O’Keefe got the job not only because of his track record in the department but also based on the strength of his real-life experience and thorough education. O’Keefe, a Cambridge Rindge Tech grad, joined the U.S. Marines after graduation, serving in Vietnam from 1967-1968.

O’Keefe earned a bachelor’s degree in criminal justice from Northeastern University in Boston in 1978 and a master’s in the same area from Anna Maria College in Paxton, Mass. in 1981. He graduated from the Federal Bureau of Investigation’s 12-week intensive police academy in 1988. Only one percent of the nation’s cops are accepted into this program.

Coming from within the department brings both advantages and disadvantages, O’Keefe says. The disadvantage is that he must be replaced and so on down the line before things can work smoothly.

“But I already know the community, and they know me,” O’Keefe says. “There doesn’t have to be a ‘learn the personality of the new chief’ period.”

His personality is well-established in the department; he is open to new ideas and likes to get things done. O’Keefe says he is most proud of being a part of the efforts to develop in service training, build a new police station and computerize the department.

“The Stoneham department founded the Northeast Regional Police Institute in Tewksbury... We developed the curriculum, got the building. And it worked so well the Mass Criminal Justice Training Counsel took over the program,” O’Keefe says. “We were the model.”

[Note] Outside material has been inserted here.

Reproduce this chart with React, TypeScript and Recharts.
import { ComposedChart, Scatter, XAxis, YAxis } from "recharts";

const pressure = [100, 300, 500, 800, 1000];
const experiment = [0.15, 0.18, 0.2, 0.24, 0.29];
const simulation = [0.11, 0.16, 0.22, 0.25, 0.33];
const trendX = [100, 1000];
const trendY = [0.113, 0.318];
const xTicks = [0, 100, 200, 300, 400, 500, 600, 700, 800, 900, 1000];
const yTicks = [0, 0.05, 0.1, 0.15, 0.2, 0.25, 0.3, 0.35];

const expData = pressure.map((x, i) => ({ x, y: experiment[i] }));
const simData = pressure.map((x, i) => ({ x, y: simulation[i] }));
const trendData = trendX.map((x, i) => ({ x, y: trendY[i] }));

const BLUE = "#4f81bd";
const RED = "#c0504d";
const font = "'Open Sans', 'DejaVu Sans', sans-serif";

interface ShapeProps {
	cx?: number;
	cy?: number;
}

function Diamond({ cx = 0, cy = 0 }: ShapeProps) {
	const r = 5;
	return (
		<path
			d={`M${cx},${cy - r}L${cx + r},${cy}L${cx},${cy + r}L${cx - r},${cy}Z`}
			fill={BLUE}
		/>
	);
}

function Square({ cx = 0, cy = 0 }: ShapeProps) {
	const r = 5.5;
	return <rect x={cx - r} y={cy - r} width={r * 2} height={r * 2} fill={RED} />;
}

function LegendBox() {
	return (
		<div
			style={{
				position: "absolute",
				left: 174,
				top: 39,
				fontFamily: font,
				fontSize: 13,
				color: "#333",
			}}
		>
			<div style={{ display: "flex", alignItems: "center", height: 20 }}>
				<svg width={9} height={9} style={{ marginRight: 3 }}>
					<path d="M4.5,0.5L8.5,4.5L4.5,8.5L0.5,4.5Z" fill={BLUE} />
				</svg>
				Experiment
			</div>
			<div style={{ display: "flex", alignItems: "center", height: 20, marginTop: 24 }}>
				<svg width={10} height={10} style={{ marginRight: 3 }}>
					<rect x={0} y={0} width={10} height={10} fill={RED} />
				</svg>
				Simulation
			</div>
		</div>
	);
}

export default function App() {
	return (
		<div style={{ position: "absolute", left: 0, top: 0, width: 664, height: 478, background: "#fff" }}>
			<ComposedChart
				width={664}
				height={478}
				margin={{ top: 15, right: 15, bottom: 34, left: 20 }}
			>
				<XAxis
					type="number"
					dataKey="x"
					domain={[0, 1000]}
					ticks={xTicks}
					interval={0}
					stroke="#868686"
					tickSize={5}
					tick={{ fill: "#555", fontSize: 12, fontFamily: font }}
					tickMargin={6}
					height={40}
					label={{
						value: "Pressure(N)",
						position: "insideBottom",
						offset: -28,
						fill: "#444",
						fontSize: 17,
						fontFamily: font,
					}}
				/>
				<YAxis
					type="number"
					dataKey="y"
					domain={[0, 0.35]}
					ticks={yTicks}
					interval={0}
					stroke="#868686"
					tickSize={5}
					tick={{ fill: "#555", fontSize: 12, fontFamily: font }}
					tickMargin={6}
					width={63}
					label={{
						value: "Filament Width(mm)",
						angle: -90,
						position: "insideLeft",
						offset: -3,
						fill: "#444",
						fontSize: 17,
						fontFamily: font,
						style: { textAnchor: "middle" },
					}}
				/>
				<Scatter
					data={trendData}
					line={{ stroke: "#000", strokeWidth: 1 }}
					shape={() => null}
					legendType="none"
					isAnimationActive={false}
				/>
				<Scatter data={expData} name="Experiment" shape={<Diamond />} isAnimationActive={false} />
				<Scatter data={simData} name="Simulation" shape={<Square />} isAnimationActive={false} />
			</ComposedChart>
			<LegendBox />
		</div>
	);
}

Stoneham was also one of the first fully computerized forces in 1988, due in large part to research done by O’Keefe under the direction of Chief Passaro.

In continued pursuit of the goals established during Passaro’s tenure, O’Keefe wants the Stoneham force to go after grant money and, in particular, install digital imaging technology so digital pictures of offenders can be easily shared and printed for wanted posters or used to expedite booking.

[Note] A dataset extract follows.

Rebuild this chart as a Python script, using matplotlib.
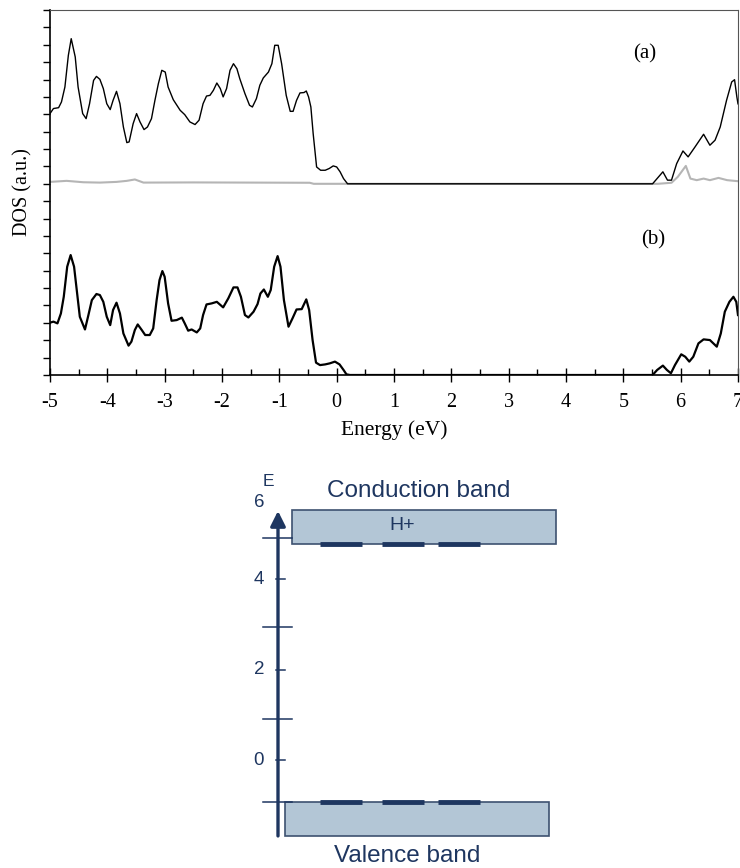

Handling a young police force during tough economic times is the challenge O’Keefe sees on the horizon. He must replace retiring command staff with young men and women and ask them to deal with rising crime and shrinking resources, the double-edged sword of a bad economy.

“I need to pick the right people,” O’Keefe says, boiling down the true test of any manager.

He hasn’t made any decisions yet about reorganizing his staff, and he’s waiting for the sergeant and lieutenant exams to come back this winter to see who’s ready to step up. But the new chief is confident.

“These young people are well educated, and they’re dedicated,” O’Keefe says. Sounds familiar.

“I look forward to working with Town Administrator (David) Berry and the Selectmen and Finance Board,” O’Keefe offers as his parting comment, but then he smiles, leans back in his police conference room swivel chair, and adds a quick story:

“Back in 1972 I left my job at an M.I.T. lab because I didn’t want to work in an office all the time... Look at me now!”